= What is asked =
Exactly repeat the material, dropping every picture from the copy.

** begin **

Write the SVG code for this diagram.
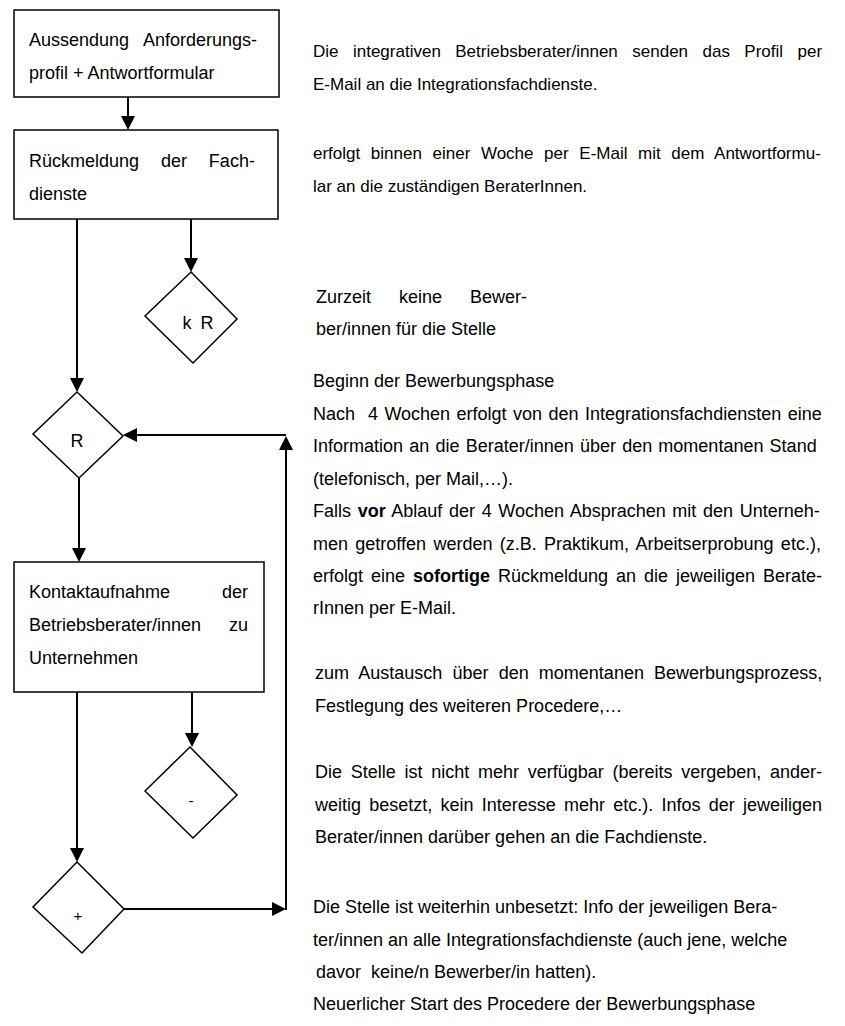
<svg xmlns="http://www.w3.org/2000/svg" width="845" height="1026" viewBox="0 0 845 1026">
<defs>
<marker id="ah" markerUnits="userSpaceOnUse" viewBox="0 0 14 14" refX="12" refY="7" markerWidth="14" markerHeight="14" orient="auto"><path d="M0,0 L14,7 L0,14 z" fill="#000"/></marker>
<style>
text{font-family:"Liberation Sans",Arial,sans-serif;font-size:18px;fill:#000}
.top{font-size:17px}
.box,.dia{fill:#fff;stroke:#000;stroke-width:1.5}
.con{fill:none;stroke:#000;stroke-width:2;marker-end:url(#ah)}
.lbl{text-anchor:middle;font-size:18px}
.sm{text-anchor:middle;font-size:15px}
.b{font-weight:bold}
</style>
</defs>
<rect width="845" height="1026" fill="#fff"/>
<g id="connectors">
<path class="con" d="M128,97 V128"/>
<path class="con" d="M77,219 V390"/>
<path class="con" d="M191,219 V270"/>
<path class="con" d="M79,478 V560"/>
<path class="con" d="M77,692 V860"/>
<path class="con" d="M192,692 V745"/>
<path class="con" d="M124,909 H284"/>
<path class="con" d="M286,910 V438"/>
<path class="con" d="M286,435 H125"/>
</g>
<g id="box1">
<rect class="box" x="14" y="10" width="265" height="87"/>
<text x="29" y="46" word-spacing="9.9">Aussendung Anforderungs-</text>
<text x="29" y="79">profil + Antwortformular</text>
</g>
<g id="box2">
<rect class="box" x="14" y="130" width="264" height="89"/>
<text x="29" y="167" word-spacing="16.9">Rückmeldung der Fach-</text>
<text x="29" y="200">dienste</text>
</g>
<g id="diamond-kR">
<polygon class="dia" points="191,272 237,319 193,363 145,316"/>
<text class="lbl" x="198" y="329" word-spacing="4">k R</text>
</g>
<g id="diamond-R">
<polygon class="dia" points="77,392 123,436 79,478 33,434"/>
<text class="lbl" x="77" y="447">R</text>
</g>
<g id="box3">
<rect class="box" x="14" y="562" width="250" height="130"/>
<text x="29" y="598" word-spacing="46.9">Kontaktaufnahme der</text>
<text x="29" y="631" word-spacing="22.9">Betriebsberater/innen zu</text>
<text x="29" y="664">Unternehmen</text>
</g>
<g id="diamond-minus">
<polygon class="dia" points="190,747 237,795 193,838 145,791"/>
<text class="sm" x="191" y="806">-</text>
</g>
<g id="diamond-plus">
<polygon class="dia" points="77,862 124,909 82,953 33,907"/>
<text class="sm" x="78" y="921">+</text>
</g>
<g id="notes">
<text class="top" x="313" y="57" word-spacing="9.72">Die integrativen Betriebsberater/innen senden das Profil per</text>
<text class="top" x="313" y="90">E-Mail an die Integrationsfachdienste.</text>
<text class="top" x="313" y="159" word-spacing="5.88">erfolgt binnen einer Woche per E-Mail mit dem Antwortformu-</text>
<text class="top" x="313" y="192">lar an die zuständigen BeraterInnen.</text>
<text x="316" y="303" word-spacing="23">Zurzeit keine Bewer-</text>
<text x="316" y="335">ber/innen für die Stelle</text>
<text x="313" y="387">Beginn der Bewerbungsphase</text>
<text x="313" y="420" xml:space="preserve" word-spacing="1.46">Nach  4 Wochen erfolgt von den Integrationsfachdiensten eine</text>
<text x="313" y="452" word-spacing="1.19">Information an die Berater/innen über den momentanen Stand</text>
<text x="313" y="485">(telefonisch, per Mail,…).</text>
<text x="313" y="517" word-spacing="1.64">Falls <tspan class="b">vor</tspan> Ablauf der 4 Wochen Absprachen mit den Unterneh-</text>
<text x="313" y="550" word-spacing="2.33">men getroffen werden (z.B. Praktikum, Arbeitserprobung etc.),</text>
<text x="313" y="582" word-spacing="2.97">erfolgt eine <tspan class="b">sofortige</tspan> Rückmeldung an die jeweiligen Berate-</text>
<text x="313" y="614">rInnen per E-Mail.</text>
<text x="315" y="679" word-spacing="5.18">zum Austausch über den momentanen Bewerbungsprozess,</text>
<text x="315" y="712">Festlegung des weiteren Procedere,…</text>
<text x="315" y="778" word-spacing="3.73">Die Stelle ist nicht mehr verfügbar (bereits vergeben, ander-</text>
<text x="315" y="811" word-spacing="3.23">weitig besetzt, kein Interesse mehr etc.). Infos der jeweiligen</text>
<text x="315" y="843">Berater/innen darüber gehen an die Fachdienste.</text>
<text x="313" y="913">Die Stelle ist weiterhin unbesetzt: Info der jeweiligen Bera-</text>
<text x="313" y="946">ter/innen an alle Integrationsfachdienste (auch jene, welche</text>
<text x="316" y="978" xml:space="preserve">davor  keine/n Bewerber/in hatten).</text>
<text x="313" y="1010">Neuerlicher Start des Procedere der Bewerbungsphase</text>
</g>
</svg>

** end **

= Written response =
Write the SVG code for this diagram.
<svg xmlns="http://www.w3.org/2000/svg" width="845" height="1026" viewBox="0 0 845 1026">
<defs>
<marker id="ah" markerUnits="userSpaceOnUse" viewBox="0 0 14 14" refX="12" refY="7" markerWidth="14" markerHeight="14" orient="auto"><path d="M0,0 L14,7 L0,14 z" fill="#000"/></marker>
<style>
text{font-family:"Liberation Sans",Arial,sans-serif;font-size:18px;fill:#000}
.top{font-size:17px}
.box,.dia{fill:#fff;stroke:#000;stroke-width:1.5}
.con{fill:none;stroke:#000;stroke-width:2;marker-end:url(#ah)}
.lbl{text-anchor:middle;font-size:18px}
.sm{text-anchor:middle;font-size:15px}
.b{font-weight:bold}
</style>
</defs>
<rect width="845" height="1026" fill="#fff"/>
<g id="connectors">
<path class="con" d="M128,97 V128"/>
<path class="con" d="M77,219 V390"/>
<path class="con" d="M191,219 V270"/>
<path class="con" d="M79,478 V560"/>
<path class="con" d="M77,692 V860"/>
<path class="con" d="M192,692 V745"/>
<path class="con" d="M124,909 H284"/>
<path class="con" d="M286,910 V438"/>
<path class="con" d="M286,435 H125"/>
</g>
<g id="box1">
<rect class="box" x="14" y="10" width="265" height="87"/>
<text x="29" y="46" word-spacing="9.9">Aussendung Anforderungs-</text>
<text x="29" y="79">profil + Antwortformular</text>
</g>
<g id="box2">
<rect class="box" x="14" y="130" width="264" height="89"/>
<text x="29" y="167" word-spacing="16.9">Rückmeldung der Fach-</text>
<text x="29" y="200">dienste</text>
</g>
<g id="diamond-kR">
<polygon class="dia" points="191,272 237,319 193,363 145,316"/>
<text class="lbl" x="198" y="329" word-spacing="4">k R</text>
</g>
<g id="diamond-R">
<polygon class="dia" points="77,392 123,436 79,478 33,434"/>
<text class="lbl" x="77" y="447">R</text>
</g>
<g id="box3">
<rect class="box" x="14" y="562" width="250" height="130"/>
<text x="29" y="598" word-spacing="46.9">Kontaktaufnahme der</text>
<text x="29" y="631" word-spacing="22.9">Betriebsberater/innen zu</text>
<text x="29" y="664">Unternehmen</text>
</g>
<g id="diamond-minus">
<polygon class="dia" points="190,747 237,795 193,838 145,791"/>
<text class="sm" x="191" y="806">-</text>
</g>
<g id="diamond-plus">
<polygon class="dia" points="77,862 124,909 82,953 33,907"/>
<text class="sm" x="78" y="921">+</text>
</g>
<g id="notes">
<text class="top" x="313" y="57" word-spacing="9.72">Die integrativen Betriebsberater/innen senden das Profil per</text>
<text class="top" x="313" y="90">E-Mail an die Integrationsfachdienste.</text>
<text class="top" x="313" y="159" word-spacing="5.88">erfolgt binnen einer Woche per E-Mail mit dem Antwortformu-</text>
<text class="top" x="313" y="192">lar an die zuständigen BeraterInnen.</text>
<text x="316" y="303" word-spacing="23">Zurzeit keine Bewer-</text>
<text x="316" y="335">ber/innen für die Stelle</text>
<text x="313" y="387">Beginn der Bewerbungsphase</text>
<text x="313" y="420" xml:space="preserve" word-spacing="1.46">Nach  4 Wochen erfolgt von den Integrationsfachdiensten eine</text>
<text x="313" y="452" word-spacing="1.19">Information an die Berater/innen über den momentanen Stand</text>
<text x="313" y="485">(telefonisch, per Mail,…).</text>
<text x="313" y="517" word-spacing="1.64">Falls <tspan class="b">vor</tspan> Ablauf der 4 Wochen Absprachen mit den Unterneh-</text>
<text x="313" y="550" word-spacing="2.33">men getroffen werden (z.B. Praktikum, Arbeitserprobung etc.),</text>
<text x="313" y="582" word-spacing="2.97">erfolgt eine <tspan class="b">sofortige</tspan> Rückmeldung an die jeweiligen Berate-</text>
<text x="313" y="614">rInnen per E-Mail.</text>
<text x="315" y="679" word-spacing="5.18">zum Austausch über den momentanen Bewerbungsprozess,</text>
<text x="315" y="712">Festlegung des weiteren Procedere,…</text>
<text x="315" y="778" word-spacing="3.73">Die Stelle ist nicht mehr verfügbar (bereits vergeben, ander-</text>
<text x="315" y="811" word-spacing="3.23">weitig besetzt, kein Interesse mehr etc.). Infos der jeweiligen</text>
<text x="315" y="843">Berater/innen darüber gehen an die Fachdienste.</text>
<text x="313" y="913">Die Stelle ist weiterhin unbesetzt: Info der jeweiligen Bera-</text>
<text x="313" y="946">ter/innen an alle Integrationsfachdienste (auch jene, welche</text>
<text x="316" y="978" xml:space="preserve">davor  keine/n Bewerber/in hatten).</text>
<text x="313" y="1010">Neuerlicher Start des Procedere der Bewerbungsphase</text>
</g>
</svg>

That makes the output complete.